__What this task involves__. Omit any picture, and return the remaining data exactly as written.

__Available data__.

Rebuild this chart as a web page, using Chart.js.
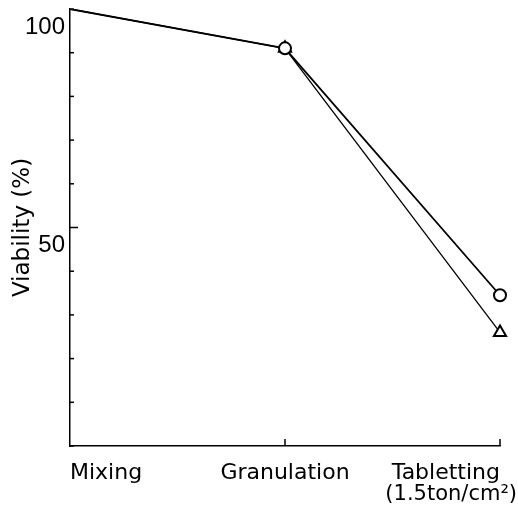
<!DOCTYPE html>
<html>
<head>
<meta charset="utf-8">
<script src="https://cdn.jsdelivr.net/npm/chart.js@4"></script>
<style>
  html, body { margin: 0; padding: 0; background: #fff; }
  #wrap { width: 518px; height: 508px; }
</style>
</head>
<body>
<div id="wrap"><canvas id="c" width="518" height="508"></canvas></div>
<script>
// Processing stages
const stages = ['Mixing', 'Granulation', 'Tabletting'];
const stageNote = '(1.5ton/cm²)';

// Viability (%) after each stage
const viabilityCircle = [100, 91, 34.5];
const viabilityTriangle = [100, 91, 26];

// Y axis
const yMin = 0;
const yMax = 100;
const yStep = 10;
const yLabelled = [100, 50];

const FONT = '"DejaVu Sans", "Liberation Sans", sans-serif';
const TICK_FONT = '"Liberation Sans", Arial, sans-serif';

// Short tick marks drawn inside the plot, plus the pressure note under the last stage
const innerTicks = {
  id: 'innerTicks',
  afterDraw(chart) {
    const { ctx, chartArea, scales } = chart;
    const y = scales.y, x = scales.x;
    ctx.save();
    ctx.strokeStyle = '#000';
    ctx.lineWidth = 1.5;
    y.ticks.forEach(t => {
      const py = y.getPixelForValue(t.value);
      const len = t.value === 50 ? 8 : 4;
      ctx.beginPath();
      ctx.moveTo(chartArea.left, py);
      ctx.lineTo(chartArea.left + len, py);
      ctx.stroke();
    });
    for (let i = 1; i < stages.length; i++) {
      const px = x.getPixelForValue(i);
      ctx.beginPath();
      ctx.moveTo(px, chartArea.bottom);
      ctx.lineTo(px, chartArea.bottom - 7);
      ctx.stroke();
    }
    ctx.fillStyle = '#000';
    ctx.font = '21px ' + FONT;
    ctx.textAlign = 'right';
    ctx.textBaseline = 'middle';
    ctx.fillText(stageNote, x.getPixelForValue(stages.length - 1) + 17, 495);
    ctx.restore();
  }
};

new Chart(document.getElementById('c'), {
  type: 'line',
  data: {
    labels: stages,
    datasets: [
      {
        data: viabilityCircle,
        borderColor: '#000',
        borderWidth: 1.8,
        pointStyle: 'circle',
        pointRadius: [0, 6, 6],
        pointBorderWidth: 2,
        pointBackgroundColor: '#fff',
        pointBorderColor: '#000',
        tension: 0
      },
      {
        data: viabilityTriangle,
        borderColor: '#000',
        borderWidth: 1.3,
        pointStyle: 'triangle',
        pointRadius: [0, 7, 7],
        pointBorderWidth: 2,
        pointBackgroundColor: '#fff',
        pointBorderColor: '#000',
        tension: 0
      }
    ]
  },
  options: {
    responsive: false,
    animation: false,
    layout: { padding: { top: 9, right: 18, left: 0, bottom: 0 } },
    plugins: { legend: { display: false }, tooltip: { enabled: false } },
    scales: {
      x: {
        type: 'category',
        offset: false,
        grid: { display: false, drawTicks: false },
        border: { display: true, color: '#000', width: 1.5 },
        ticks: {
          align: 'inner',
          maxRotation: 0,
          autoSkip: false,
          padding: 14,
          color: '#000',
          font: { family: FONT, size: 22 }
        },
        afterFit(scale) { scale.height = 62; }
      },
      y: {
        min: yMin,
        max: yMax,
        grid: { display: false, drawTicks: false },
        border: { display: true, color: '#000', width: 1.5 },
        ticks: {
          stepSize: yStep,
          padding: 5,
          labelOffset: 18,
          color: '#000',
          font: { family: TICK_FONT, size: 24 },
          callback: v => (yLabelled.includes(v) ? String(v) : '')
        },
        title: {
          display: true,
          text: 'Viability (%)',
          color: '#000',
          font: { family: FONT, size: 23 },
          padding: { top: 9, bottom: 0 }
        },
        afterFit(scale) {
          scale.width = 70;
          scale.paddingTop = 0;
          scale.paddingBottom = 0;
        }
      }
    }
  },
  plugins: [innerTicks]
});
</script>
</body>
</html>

__Answer in full__.
Rebuild this chart as a web page, using Chart.js.
<!DOCTYPE html>
<html>
<head>
<meta charset="utf-8">
<script src="https://cdn.jsdelivr.net/npm/chart.js@4"></script>
<style>
  html, body { margin: 0; padding: 0; background: #fff; }
  #wrap { width: 518px; height: 508px; }
</style>
</head>
<body>
<div id="wrap"><canvas id="c" width="518" height="508"></canvas></div>
<script>
// Processing stages
const stages = ['Mixing', 'Granulation', 'Tabletting'];
const stageNote = '(1.5ton/cm²)';

// Viability (%) after each stage
const viabilityCircle = [100, 91, 34.5];
const viabilityTriangle = [100, 91, 26];

// Y axis
const yMin = 0;
const yMax = 100;
const yStep = 10;
const yLabelled = [100, 50];

const FONT = '"DejaVu Sans", "Liberation Sans", sans-serif';
const TICK_FONT = '"Liberation Sans", Arial, sans-serif';

// Short tick marks drawn inside the plot, plus the pressure note under the last stage
const innerTicks = {
  id: 'innerTicks',
  afterDraw(chart) {
    const { ctx, chartArea, scales } = chart;
    const y = scales.y, x = scales.x;
    ctx.save();
    ctx.strokeStyle = '#000';
    ctx.lineWidth = 1.5;
    y.ticks.forEach(t => {
      const py = y.getPixelForValue(t.value);
      const len = t.value === 50 ? 8 : 4;
      ctx.beginPath();
      ctx.moveTo(chartArea.left, py);
      ctx.lineTo(chartArea.left + len, py);
      ctx.stroke();
    });
    for (let i = 1; i < stages.length; i++) {
      const px = x.getPixelForValue(i);
      ctx.beginPath();
      ctx.moveTo(px, chartArea.bottom);
      ctx.lineTo(px, chartArea.bottom - 7);
      ctx.stroke();
    }
    ctx.fillStyle = '#000';
    ctx.font = '21px ' + FONT;
    ctx.textAlign = 'right';
    ctx.textBaseline = 'middle';
    ctx.fillText(stageNote, x.getPixelForValue(stages.length - 1) + 17, 495);
    ctx.restore();
  }
};

new Chart(document.getElementById('c'), {
  type: 'line',
  data: {
    labels: stages,
    datasets: [
      {
        data: viabilityCircle,
        borderColor: '#000',
        borderWidth: 1.8,
        pointStyle: 'circle',
        pointRadius: [0, 6, 6],
        pointBorderWidth: 2,
        pointBackgroundColor: '#fff',
        pointBorderColor: '#000',
        tension: 0
      },
      {
        data: viabilityTriangle,
        borderColor: '#000',
        borderWidth: 1.3,
        pointStyle: 'triangle',
        pointRadius: [0, 7, 7],
        pointBorderWidth: 2,
        pointBackgroundColor: '#fff',
        pointBorderColor: '#000',
        tension: 0
      }
    ]
  },
  options: {
    responsive: false,
    animation: false,
    layout: { padding: { top: 9, right: 18, left: 0, bottom: 0 } },
    plugins: { legend: { display: false }, tooltip: { enabled: false } },
    scales: {
      x: {
        type: 'category',
        offset: false,
        grid: { display: false, drawTicks: false },
        border: { display: true, color: '#000', width: 1.5 },
        ticks: {
          align: 'inner',
          maxRotation: 0,
          autoSkip: false,
          padding: 14,
          color: '#000',
          font: { family: FONT, size: 22 }
        },
        afterFit(scale) { scale.height = 62; }
      },
      y: {
        min: yMin,
        max: yMax,
        grid: { display: false, drawTicks: false },
        border: { display: true, color: '#000', width: 1.5 },
        ticks: {
          stepSize: yStep,
          padding: 5,
          labelOffset: 18,
          color: '#000',
          font: { family: TICK_FONT, size: 24 },
          callback: v => (yLabelled.includes(v) ? String(v) : '')
        },
        title: {
          display: true,
          text: 'Viability (%)',
          color: '#000',
          font: { family: FONT, size: 23 },
          padding: { top: 9, bottom: 0 }
        },
        afterFit(scale) {
          scale.width = 70;
          scale.paddingTop = 0;
          scale.paddingBottom = 0;
        }
      }
    }
  },
  plugins: [innerTicks]
});
</script>
</body>
</html>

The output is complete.